The Christmas Season

Merry Christmas,

You may think that my greeting is a bit late. Well, it is not. You see we are in the middle of the Christmas Season. What happened before Christmas Day was Advent. What happens after Christmas Day until January 6 is the Christmas season. That is until Epiphany. This is where the Christmas carol, The Twelve Days of Christmas, gets its name.
The word epiphany comes from the Greek ἐπιφάνεια, epiphaneia, and means manifestation or appearance. Epiphany is celebrated as a way of commemorating the Visit of the Magi to Jesus. The date of Epiphany is different for Eastern Orthodox churches because they use the Julian calendar rather than the Gregorian.
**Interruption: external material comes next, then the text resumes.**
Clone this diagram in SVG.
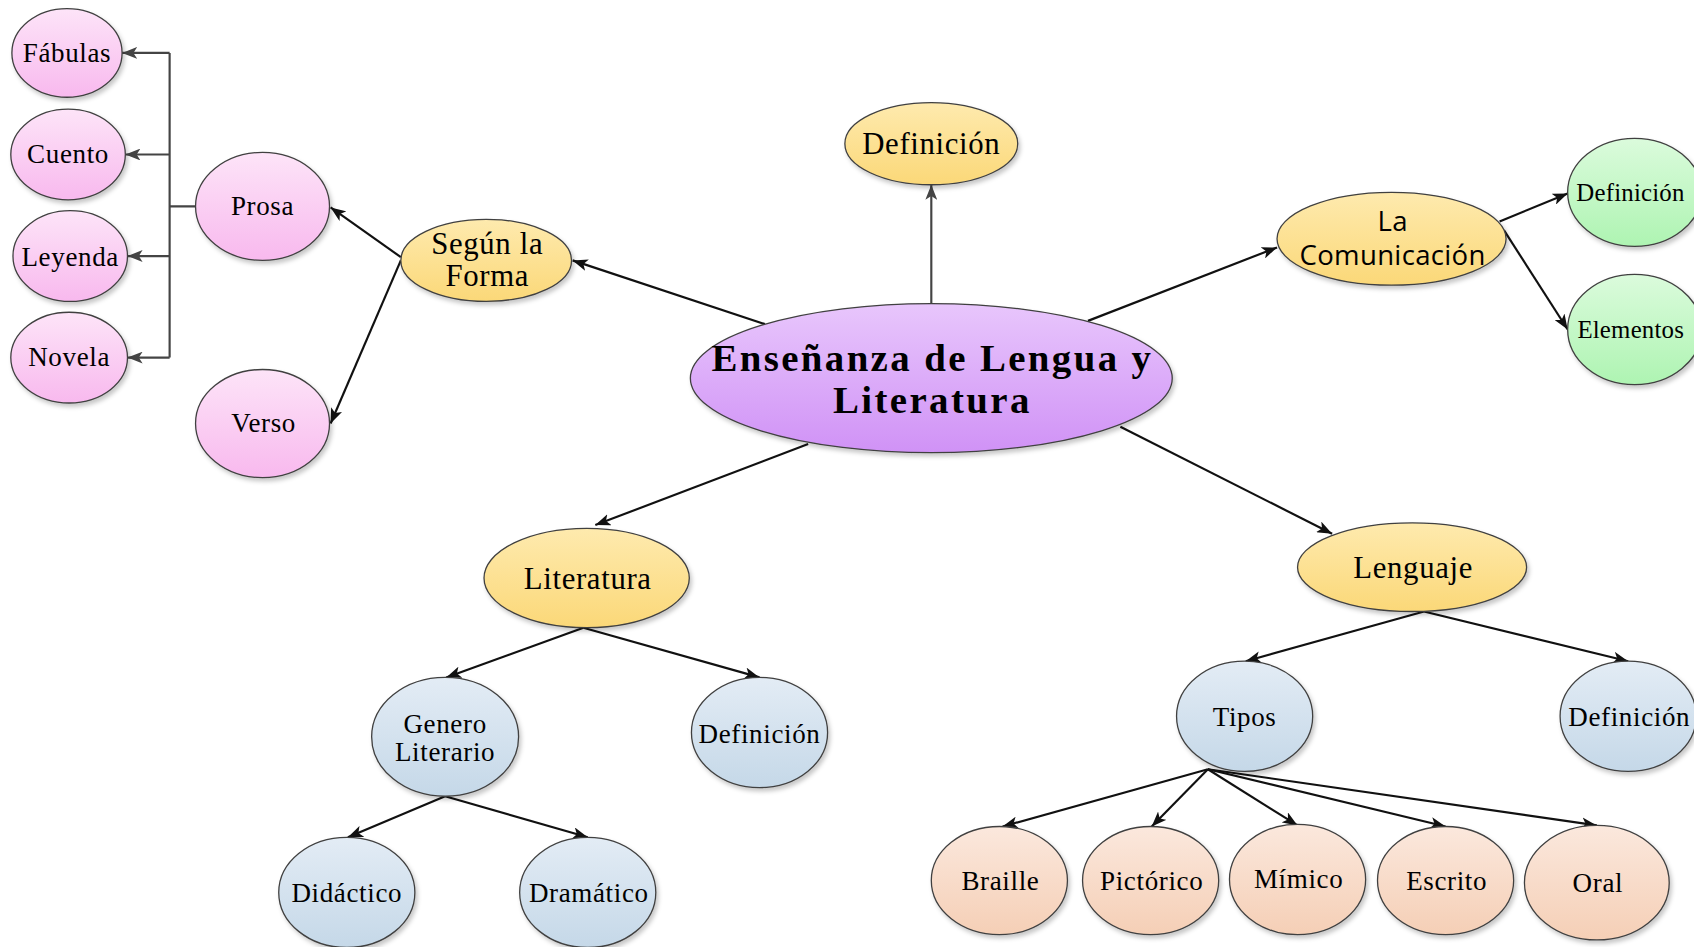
<svg xmlns="http://www.w3.org/2000/svg" width="1694" height="947" viewBox="0 0 1694 947">
<style>
.n{stroke:#404040;stroke-width:1.2;filter:url(#sh)}
.t{font-family:"Liberation Serif","Times New Roman",serif;fill:#000;text-anchor:middle}
.leaf{font-size:25px;letter-spacing:0.6px}
.edge{font-family:"Liberation Serif","Times New Roman",serif;fill:#000;font-size:23px;letter-spacing:0.2px}
.mid{font-size:28.5px;letter-spacing:0.6px}
.sans{font-family:"Open Sans","Noto Sans",sans-serif;font-size:25.5px;fill:#000;text-anchor:middle;letter-spacing:0.3px}
.c{fill:none;stroke:#111;stroke-width:2;marker-end:url(#ab)}
.g{fill:none;stroke:#444;stroke-width:2}
.ga{marker-end:url(#ag)}
</style>
<defs>
<filter id="sh" x="-10%" y="-10%" width="130%" height="130%">
<feDropShadow dx="2" dy="3" stdDeviation="2" flood-color="#000" flood-opacity="0.22"/>
</filter>
<linearGradient id="pink" x1="0" y1="0" x2="0" y2="1"><stop offset="0" stop-color="#fde4f8"/><stop offset="1" stop-color="#f8b9ee"/></linearGradient>
<linearGradient id="yel" x1="0" y1="0" x2="0" y2="1"><stop offset="0" stop-color="#feeaae"/><stop offset="1" stop-color="#fbd878"/></linearGradient>
<linearGradient id="pur" x1="0" y1="0" x2="0" y2="1"><stop offset="0" stop-color="#e8c6fc"/><stop offset="1" stop-color="#d092f6"/></linearGradient>
<linearGradient id="grn" x1="0" y1="0" x2="0" y2="1"><stop offset="0" stop-color="#dbfbdc"/><stop offset="1" stop-color="#aef4b2"/></linearGradient>
<linearGradient id="blu" x1="0" y1="0" x2="0" y2="1"><stop offset="0" stop-color="#e3ecf5"/><stop offset="1" stop-color="#c5d8e8"/></linearGradient>
<linearGradient id="pch" x1="0" y1="0" x2="0" y2="1"><stop offset="0" stop-color="#fbe8dd"/><stop offset="1" stop-color="#f5cfb6"/></linearGradient>
<marker id="ab" viewBox="0 0 14 11" refX="14" refY="5.5" markerWidth="14" markerHeight="11" markerUnits="userSpaceOnUse" orient="auto"><path d="M0,0 L14,5.5 L0,11 L3.5,5.5 Z" fill="#111"/></marker>
<marker id="ag" viewBox="0 0 14 11" refX="14" refY="5.5" markerWidth="14" markerHeight="11" markerUnits="userSpaceOnUse" orient="auto"><path d="M0,0 L14,5.5 L0,11 L3.5,5.5 Z" fill="#444"/></marker>
</defs>
<rect width="1694" height="947" fill="#fff"/>
<g transform="scale(1.0804)">
<g id="connectors">
<line class="c" x1="708" y1="300" x2="530" y2="241"/>
<line class="g ga" x1="862" y1="281" x2="862" y2="171"/>
<line class="c" x1="1007" y1="297" x2="1182" y2="229"/>
<line class="c" x1="748" y1="411" x2="551" y2="486"/>
<line class="c" x1="1037" y1="395" x2="1233" y2="494"/>
<line class="c" x1="371" y1="238" x2="306" y2="192"/>
<line class="c" x1="371" y1="241" x2="306" y2="392"/>
<path class="g" d="M181,191 H157 M157,49 V331"/>
<line class="g ga" x1="157" y1="49" x2="113" y2="49"/>
<line class="g ga" x1="157" y1="143" x2="116" y2="143"/>
<line class="g ga" x1="157" y1="237" x2="118" y2="237"/>
<line class="g ga" x1="157" y1="331" x2="118" y2="331"/>
<line class="c" x1="1388" y1="205" x2="1451" y2="179"/>
<line class="c" x1="1392" y1="213" x2="1451" y2="305"/>
<line class="c" x1="540" y1="581" x2="413" y2="627"/>
<line class="c" x1="540" y1="581" x2="703" y2="627"/>
<line class="c" x1="412" y1="737" x2="322" y2="775"/>
<line class="c" x1="412" y1="737" x2="544" y2="775"/>
<line class="c" x1="1318" y1="566" x2="1153" y2="612"/>
<line class="c" x1="1318" y1="566" x2="1507" y2="612"/>
<line class="c" x1="1118" y1="712" x2="928" y2="765"/>
<line class="c" x1="1118" y1="712" x2="1066" y2="765"/>
<line class="c" x1="1118" y1="712" x2="1201" y2="764"/>
<line class="c" x1="1118" y1="712" x2="1338" y2="765"/>
<line class="c" x1="1118" y1="712" x2="1478" y2="764"/>
</g>
<g id="n-central"><ellipse class="n" cx="862" cy="350" rx="223" ry="69" fill="url(#pur)"/><text class="t" x="863" y="343" font-size="36" font-weight="bold" letter-spacing="2.2">Enseñanza de Lengua y</text><text class="t" x="863" y="382" font-size="36" font-weight="bold" letter-spacing="2.2">Literatura</text></g>
<g id="n-def-top"><ellipse class="n" cx="862" cy="133" rx="80" ry="38" fill="url(#yel)"/><text class="t mid" x="862" y="143">Definición</text></g>
<g id="n-segun"><ellipse class="n" cx="450" cy="241" rx="79" ry="38" fill="url(#yel)"/><text class="t mid" x="451" y="235">Según la</text><text class="t mid" x="451" y="265">Forma</text></g>
<g id="n-prosa"><ellipse class="n" cx="243" cy="191" rx="62" ry="50" fill="url(#pink)"/><text class="t leaf" x="243" y="199">Prosa</text></g>
<g id="n-verso"><ellipse class="n" cx="243" cy="392" rx="62" ry="50" fill="url(#pink)"/><text class="t leaf" x="244" y="400">Verso</text></g>
<g id="n-fabulas"><ellipse class="n" cx="62" cy="49" rx="51" ry="41" fill="url(#pink)"/><text class="t leaf" x="62" y="57">Fábulas</text></g>
<g id="n-cuento"><ellipse class="n" cx="63" cy="143" rx="53" ry="42" fill="url(#pink)"/><text class="t leaf" x="63" y="151">Cuento</text></g>
<g id="n-leyenda"><ellipse class="n" cx="65" cy="237" rx="53" ry="42" fill="url(#pink)"/><text class="t leaf" x="65" y="246">Leyenda</text></g>
<g id="n-novela"><ellipse class="n" cx="64" cy="331" rx="54" ry="42" fill="url(#pink)"/><text class="t leaf" x="64" y="339">Novela</text></g>
<g id="n-comunicacion"><ellipse class="n" cx="1288" cy="221" rx="106" ry="43" fill="url(#yel)"/><text class="sans" x="1289" y="214">La</text><text class="sans" x="1289" y="245">Comunicación</text></g>
<g id="n-def-green"><ellipse class="n" cx="1513" cy="178" rx="62" ry="50" fill="url(#grn)"/><text class="edge" x="1459" y="186">Definición</text></g>
<g id="n-elementos"><ellipse class="n" cx="1513" cy="305" rx="62" ry="51" fill="url(#grn)"/><text class="edge" x="1460" y="313">Elementos</text></g>
<g id="n-literatura"><ellipse class="n" cx="543" cy="535" rx="95" ry="46" fill="url(#yel)"/><text class="t mid" x="544" y="545">Literatura</text></g>
<g id="n-lenguaje"><ellipse class="n" cx="1307" cy="525" rx="106" ry="41" fill="url(#yel)"/><text class="t mid" x="1308" y="535">Lenguaje</text></g>
<g id="n-genero"><ellipse class="n" cx="412" cy="682" rx="68" ry="55" fill="url(#blu)"/><text class="t leaf" x="412" y="678">Genero</text><text class="t leaf" x="412" y="704">Literario</text></g>
<g id="n-def-lit"><ellipse class="n" cx="703" cy="678" rx="63" ry="51" fill="url(#blu)"/><text class="t leaf" x="703" y="688">Definición</text></g>
<g id="n-didactico"><ellipse class="n" cx="321" cy="826" rx="63" ry="51" fill="url(#blu)"/><text class="t leaf" x="321" y="835">Didáctico</text></g>
<g id="n-dramatico"><ellipse class="n" cx="544" cy="826" rx="63" ry="51" fill="url(#blu)"/><text class="t leaf" x="545" y="835">Dramático</text></g>
<g id="n-tipos"><ellipse class="n" cx="1152" cy="663" rx="63" ry="51" fill="url(#blu)"/><text class="t leaf" x="1152" y="672">Tipos</text></g>
<g id="n-def-leng"><ellipse class="n" cx="1507" cy="663" rx="63" ry="51" fill="url(#blu)"/><text class="t leaf" x="1508" y="672">Definición</text></g>
<g id="n-braille"><ellipse class="n" cx="925" cy="815" rx="63" ry="50" fill="url(#pch)"/><text class="t leaf" x="926" y="824">Braille</text></g>
<g id="n-pictorico"><ellipse class="n" cx="1065" cy="815" rx="63" ry="50" fill="url(#pch)"/><text class="t leaf" x="1066" y="824">Pictórico</text></g>
<g id="n-mimico"><ellipse class="n" cx="1201" cy="814" rx="63" ry="51" fill="url(#pch)"/><text class="t leaf" x="1202" y="822">Mímico</text></g>
<g id="n-escrito"><ellipse class="n" cx="1338" cy="815" rx="63" ry="50" fill="url(#pch)"/><text class="t leaf" x="1339" y="824">Escrito</text></g>
<g id="n-oral"><ellipse class="n" cx="1478" cy="817" rx="67" ry="53" fill="url(#pch)"/><text class="t leaf" x="1479" y="826">Oral</text></g>
</g>
</svg>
Many Protestant churches, like us, celebrate Epiphany as a season: one that runs from the last day of Christmas until Ash Wednesday.
It is unfortunate that many families don’t make a bigger deal out of Epiphany and choose instead to celebrate only Christmas, and do it from Thanksgiving until Christmas Day. In doing this sort of American Mercantile Christmas or retail approach to a joyous holiday, we end up missing an opportunity to teach our children and the world around us some simple Bible facts and at least three great themes in Scripture.
In the facts column we could list that
(1) the Magi did not visit Jesus in the manger – they visited him after the holy family had moved into a house,
(2) Jesus was about two years old when the Magi arrived – after consultation with the Magi, Herod had the boys in Bethlehem that were two years of age or younger killed, and
(3) Herod was alive when Jesus was born. From other historically, verifiable literature, we know that Herod died in 4 BC in Jericho. Combining this information with point 2, we can do the math and find that Jesus was born around 6 BC or earlier. Yes, if the monk, Dionysius Exiguus of Scythia Minor, who devised a calendar based on Jesus’ birth date, had done his work with more precision, it would be at least the year 2024 anno domini (A.D.).
In the great themes column we could list
(1) the promise that Jesus would return again to judge all mankind, the prophesies of the Old Testament point to this second advent (not just the first). Jesus’ first advent is seen in Christmas and Jesus’ 2nd advent or Second Coming is judgement day,
(2) the prophesies of the Old Testament were fulfilled in the birth of Jesus, the coming of Jesus to our hearts is not just a one-time event, it is a season, and
(3) the love sent to the earth, in Jesus, was for all people. The presence of the Magi (foreigners) makes this clear.
When my children were young, they filled their shoes with oats on the evening of January 5 (the eve of Epiphany) and placed them on the front porch of the house. They were told that they were doing this so that the Magi’s camels could have something to eat on their way to find Jesus. The next morning, they found the oats gone and their shoes filled with candy and small presents. They were told that the Magi had left these in payment for the oats that their camels had eaten. I did this to drive home the point that the Magi were not there with the shepherds when Jesus was born and to begin to lay the framework for the points listed above. My children did this until they left home and it is a tradition that has now been passed on to my grandchildren.
It is my prayer for each one of you that you will have a blessed end to the Christmas Season, a joyous Epiphany, and a wonderful New Year.

Yours in Christ,
Rev. Walls

P.S. Don’t forget to set your shoes out on the fifth.